Ladypalooza came at a weird time for me this year. South by Southwest was last month, which led to me writing extensively about music for a few weeks. Compound that with my fervent attempts to get EVERYONE! EVERYWHERE! to listen to my favorite band by writing what amounts to little more than musical erotica about their latest album. I was slightly burned out on writing about music. This would be only my second post on the The Beatdown AND there were a lot of great people signing up to write AND I had nothing. I panicked. Then I went to sleep. The answer would come to me tomorrow.

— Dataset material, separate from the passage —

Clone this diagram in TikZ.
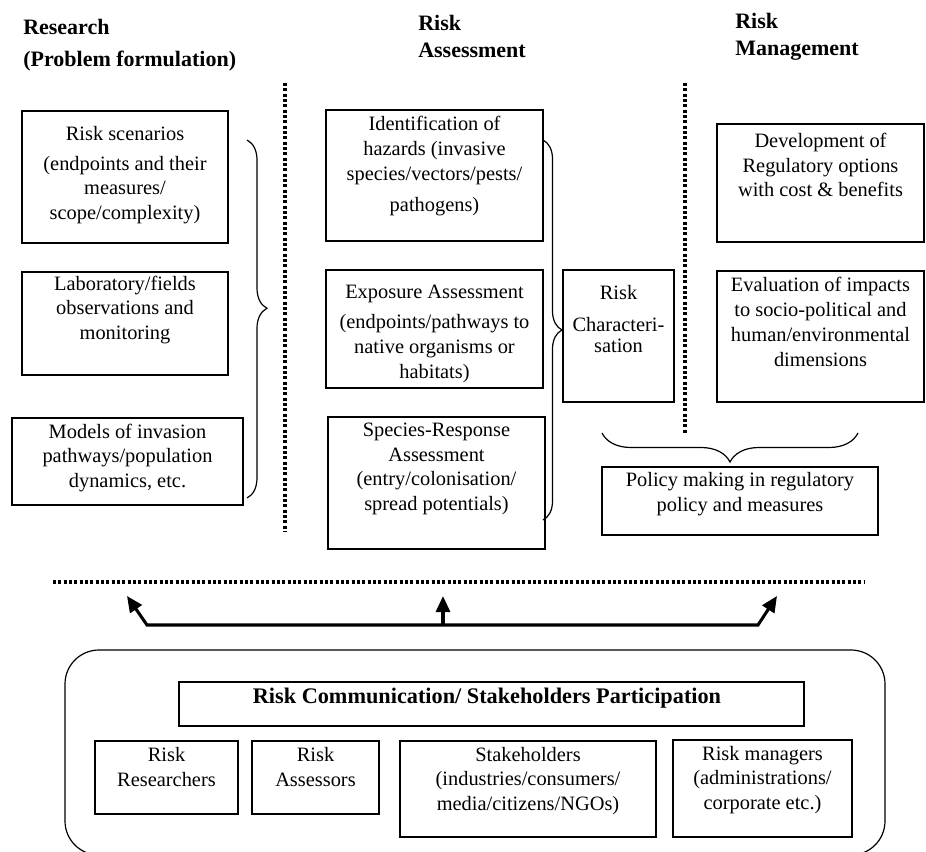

I’m very much like Scarlett O’Hara.

I decided I needed to write about one woman I admired, one that I hadn’t written about yet. But after reading the comments on Silvana’s piece (and looking at the moderator queue for all of the real assholes) I had a somewhat different topic: women’s voices. Male critics ran to the comments to let it be known that they didn’t like women’s voices. When called on this batshittery, they cried “YOU CAN’T TELL ME I’M WRONG. It’s just my opinion!” That is your defense? Look, I know all art is fundamentally subjective and unknowable, but give me a fucking break. There is a big difference between saying something like Ringo is your favorite Beatle and DISMISSING AN ENTIRE GENDER’S CONTRIBUTION TO MUSIC.